Even worse are the in-house systems developed on these platforms. Companies that have custom-built software running manufacturing and production lines or that are managing extremely expensive bespoke hardware will be faced with a difficult choice. They will either require their customers to run and maintain 2008-era Windows XP systems with the last compatible Flash or Java toolset, or they will have to undertake a major software rewrite project that could potentially deal a significant blow to the bottom line.
Meanwhile, command-line interfaces from decades ago work as well now as they ever did. Perhaps there's a lesson to be learned.

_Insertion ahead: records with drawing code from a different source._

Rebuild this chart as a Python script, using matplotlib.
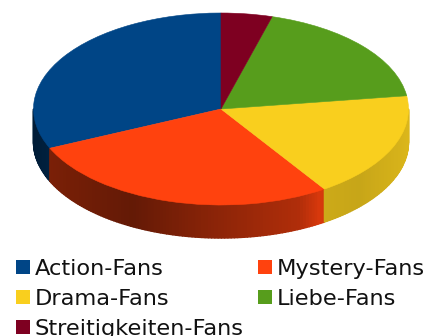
import numpy as np
import matplotlib
matplotlib.use('Agg')
import matplotlib.pyplot as plt
from matplotlib.collections import PolyCollection
from matplotlib.patches import Rectangle
from matplotlib.colors import to_rgb

# DATA:
labels = ['Action-Fans', 'Mystery-Fans', 'Drama-Fans', 'Liebe-Fans', 'Streitigkeiten-Fans']
shares = [31.7, 27.6, 17.9, 18.4, 4.4]
colors = ['#004586', '#ff420e', '#f9cf1e', '#579d1c', '#7e0021']

# wall shading along the disc, x in disc radii
shade_x = [-1.0, -0.91, -0.47, -0.11, 0.42, 0.53, 0.56, 0.74, 0.95, 1.0]
shade_f = [0.40, 0.48, 0.39, 0.52, 0.69, 0.85, 0.82, 0.80, 0.86, 0.88]

# GEOMETRY (pixels):
W, H = 438, 336
cx, cy = 221, 109
rx, ry = 187.5, 96
depth = 33 / ry

fig = plt.figure(figsize=(W / 100, H / 100), dpi=100)
ax = fig.add_axes([0, 0, 1, 1])

# top of the disc
wedges, _ = ax.pie(shares, colors=colors, startangle=90, counterclock=True, radius=1,
                   wedgeprops={'linewidth': 0.4, 'zorder': 3})
for w, c in zip(wedges, colors):
    w.set_edgecolor(c)

ax.set_aspect('auto')
ax.set_xlim(-cx / rx, (W - cx) / rx)
ax.set_ylim((cy - H) / ry, cy / ry)
ax.axis('off')

# side wall, only the front half is visible
quads = []
quad_colors = []
for w, c in zip(wedges, colors):
    t1 = max(w.theta1, 180)
    t2 = min(w.theta2, 360)
    if t2 <= t1:
        continue
    th = np.radians(np.arange(t1, t2 + 1, 1.0))
    th[-1] = np.radians(t2)
    for a, b in zip(th[:-1], th[1:]):
        quads.append([(np.cos(a), np.sin(a)), (np.cos(b), np.sin(b)),
                      (np.cos(b), np.sin(b) - depth), (np.cos(a), np.sin(a) - depth)])
        f = np.interp(np.cos((a + b) / 2), shade_x, shade_f)
        quad_colors.append(tuple(np.array(to_rgb(c)) * f))
ax.add_collection(PolyCollection(quads, facecolors=quad_colors, edgecolors=quad_colors,
                                 linewidths=1.0, zorder=2))

# LEGEND:
fx = fig.transFigure
legend_cols = [16, 16 + 242]
legend_rows = [267, 297, 327]
for i, (lab, c) in enumerate(zip(labels, colors)):
    x = legend_cols[i % 2]
    y = legend_rows[i // 2]
    fig.add_artist(Rectangle((x / W, 1 - (y + 7) / H), 14 / W, 14 / H, transform=fx,
                             facecolor=c, edgecolor='none'))
    fig.text((x + 19) / W, 1 - y / H, lab, fontsize=16.2, color='#111111',
             ha='left', va='center_baseline')

fig.savefig('out.png', dpi=100)
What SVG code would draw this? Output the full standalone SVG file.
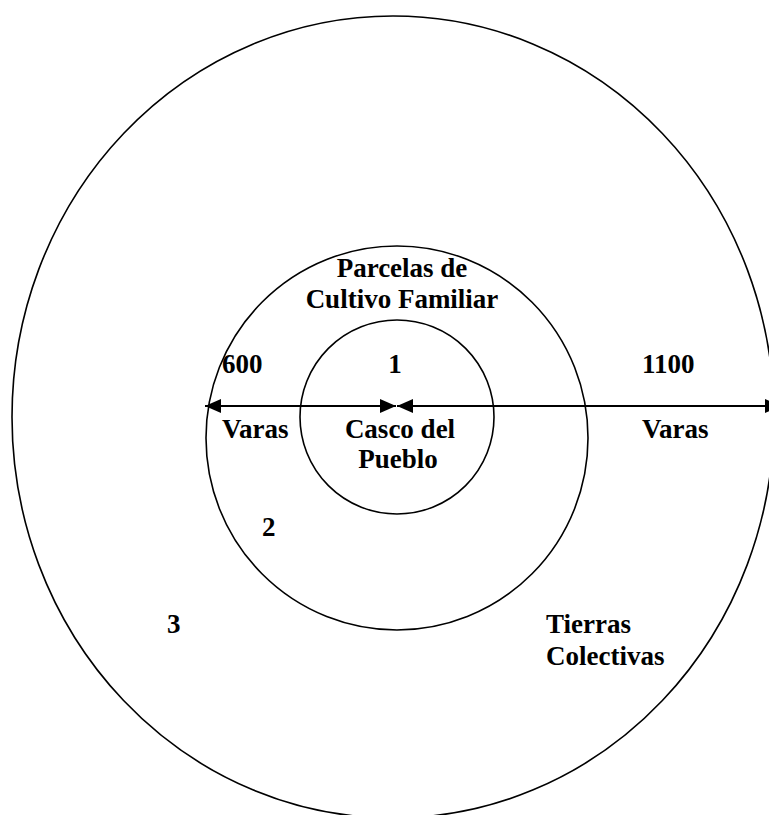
<svg xmlns="http://www.w3.org/2000/svg" width="769" height="815" viewBox="0 0 769 815">
<style>
.ring{fill:none;stroke:#000;stroke-width:1.6}
.t{font-family:"Liberation Serif","Times New Roman",serif;font-weight:bold;font-size:27px;fill:#000}
.c{text-anchor:middle}
.conn{stroke:#000;stroke-width:2;fill:none}
</style>
<defs>
<marker id="ah" viewBox="0 0 16 14" refX="16" refY="7" markerWidth="16" markerHeight="14" markerUnits="userSpaceOnUse" orient="auto-start-reverse">
<path d="M0,0 L16,7 L0,14 Z" fill="#000"/>
</marker>
</defs>
<g id="zone3">
<ellipse class="ring" cx="393" cy="417" rx="381" ry="401"/>
<text class="t" x="167" y="633">3</text>
<text class="t" x="546" y="633">Tierras</text>
<text class="t" x="546" y="665">Colectivas</text>
</g>
<g id="zone2">
<ellipse class="ring" cx="397" cy="438" rx="191" ry="192"/>
<text class="t c" x="402" y="277">Parcelas de</text>
<text class="t c" x="402" y="308">Cultivo Familiar</text>
<text class="t" x="262" y="536">2</text>
</g>
<g id="zone1">
<circle class="ring" cx="397" cy="417" r="97"/>
<text class="t c" x="395" y="373">1</text>
<text class="t c" x="400" y="438">Casco del</text>
<text class="t c" x="398" y="468">Pueblo</text>
</g>
<g id="connectors">
<line class="conn" x1="205" y1="406" x2="396" y2="406" marker-start="url(#ah)" marker-end="url(#ah)"/>
<line class="conn" x1="397" y1="406" x2="781" y2="406" marker-start="url(#ah)" marker-end="url(#ah)"/>
</g>
<g id="labels">
<text class="t" x="222" y="373">600</text>
<text class="t" x="222" y="438">Varas</text>
<text class="t" x="642" y="373">1100</text>
<text class="t" x="642" y="438">Varas</text>
</g>
</svg>
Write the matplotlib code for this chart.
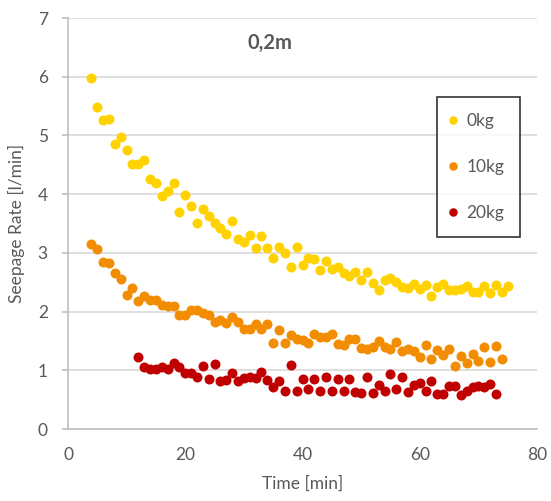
import matplotlib
matplotlib.use("Agg")
import matplotlib.pyplot as plt

# Seepage rate vs time, three loads
t_0kg = list(range(4, 76))
q_0kg = [5.97, 5.48, 5.27, 5.28, 4.86, 4.98, 4.76, 4.52, 4.51, 4.58,
         4.25, 4.19, 3.97, 4.06, 4.19, 3.69, 3.98, 3.79, 3.51, 3.75,
         3.62, 3.51, 3.43, 3.32, 3.55, 3.23, 3.19, 3.31, 3.09, 3.29,
         3.09, 2.91, 3.10, 3.00, 2.76, 3.10, 2.79, 2.92, 2.90, 2.70,
         2.86, 2.72, 2.76, 2.66, 2.60, 2.67, 2.54, 2.67, 2.49, 2.37,
         2.53, 2.58, 2.50, 2.42, 2.40, 2.47, 2.39, 2.45, 2.26, 2.42,
         2.47, 2.36, 2.37, 2.38, 2.43, 2.33, 2.34, 2.43, 2.32, 2.46,
         2.33, 2.43]

t_10kg = list(range(4, 75))
q_10kg = [3.15, 3.06, 2.84, 2.82, 2.65, 2.55, 2.29, 2.40, 2.18, 2.26,
          2.20, 2.19, 2.12, 2.10, 2.09, 1.94, 1.94, 2.03, 2.03, 1.98,
          1.94, 1.83, 1.86, 1.81, 1.90, 1.82, 1.71, 1.71, 1.79, 1.71,
          1.78, 1.46, 1.68, 1.47, 1.60, 1.54, 1.51, 1.47, 1.61, 1.56,
          1.56, 1.61, 1.45, 1.43, 1.53, 1.53, 1.38, 1.36, 1.40, 1.50,
          1.40, 1.36, 1.48, 1.32, 1.37, 1.32, 1.23, 1.43, 1.19, 1.34,
          1.26, 1.37, 1.08, 1.25, 1.13, 1.28, 1.15, 1.39, 1.14, 1.41,
          1.19]

t_20kg = list(range(12, 74))
q_20kg = [1.23, 1.05, 1.03, 1.02, 1.05, 1.02, 1.12, 1.05, 0.96, 0.95,
          0.88, 1.08, 0.85, 1.10, 0.81, 0.84, 0.95, 0.82, 0.87, 0.88,
          0.87, 0.97, 0.84, 0.71, 0.82, 0.65, 1.09, 0.65, 0.85, 0.68,
          0.85, 0.65, 0.88, 0.64, 0.85, 0.64, 0.86, 0.63, 0.62, 0.88,
          0.61, 0.75, 0.65, 0.94, 0.68, 0.89, 0.63, 0.75, 0.78, 0.65,
          0.82, 0.59, 0.59, 0.74, 0.74, 0.58, 0.64, 0.72, 0.74, 0.72,
          0.76, 0.59]

series = [("0kg", t_0kg, q_0kg, "#FFD200"),
          ("10kg", t_10kg, q_10kg, "#F28C00"),
          ("20kg", t_20kg, q_20kg, "#C00000")]

GREY = "#595959"
plt.rcParams["font.family"] = ["Lato", "DejaVu Sans"]

fig = plt.figure(figsize=(5.51, 5.01), dpi=100)
ax = fig.add_axes([68 / 551, 72 / 501, 469 / 551, 411 / 501])

for lab, t, q, c in series:
    ax.plot(t, q, "o", ms=7.2, color=c, label=lab, markeredgewidth=0)

ax.set_xlim(0, 80)
ax.set_ylim(0, 7)
ax.set_xticks([0, 20, 40, 60, 80])
ax.set_yticks(range(8))
ax.grid(axis="y", color="#D9D9D9", lw=1.2)
ax.set_axisbelow(True)
for s in ("top", "right"):
    ax.spines[s].set_visible(False)
for s in ("left", "bottom"):
    ax.spines[s].set_color("#BFBFBF")
    ax.spines[s].set_linewidth(1.2)
ax.tick_params(colors="#BFBFBF", labelcolor=GREY, labelsize=12.5, width=1.2)
ax.tick_params(axis="y", length=4.5, pad=10)
ax.tick_params(axis="x", length=0, pad=13)
ax.set_xlabel("Time [min]", fontsize=12.5, color=GREY, labelpad=9)
ax.set_ylabel("Seepage Rate [l/min]", fontsize=12.5, color=GREY, labelpad=9)

fig.text(270 / 551, 1 - 43 / 501, "0,2m", fontsize=14.5, weight="bold", color=GREY,
         ha="center", va="center")

leg = ax.legend(loc="upper left", bbox_to_anchor=((437 - 68) / 469, (429 - 97) / 411),
                frameon=True, fancybox=False, fontsize=12.5, labelcolor=GREY,
                handletextpad=0.8, labelspacing=1.75, borderpad=0.9,
                handlelength=0, markerscale=0.85, borderaxespad=0)
leg.get_frame().set_edgecolor("black")
leg.get_frame().set_linewidth(1.2)

fig.savefig("out.png", dpi=100)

As for the GUI pickle, there's nothing to do but prepare for it. Make master VM templates of management systems now that you can use for as long as possible. Begin contacting your major vendors and discuss their road map to get out from under their Flash or Java plug-in interfaces. Bite your tongue and budget to replace hardware and software well before its time. Start looking at your own code and begin planning for a way out yourself. This won't be optional. You can either tow a growing ball and chain of legacy dependencies behind you until you can't move further, or you can start whittling away at the links in that chain now.
Sadly, not doing anything will be the decision of an unsettling number of companies. This is why DOS systems still live on in data centers and why 30-year-old Amigas still run HVAC for entire school systems. It's pretty horrifying.
This problem isn't going away. It won't improve. It's better to get out in front of it while there's still time. Try to choose a platform that will not hit a similar dead end in a decade or less. Good luck.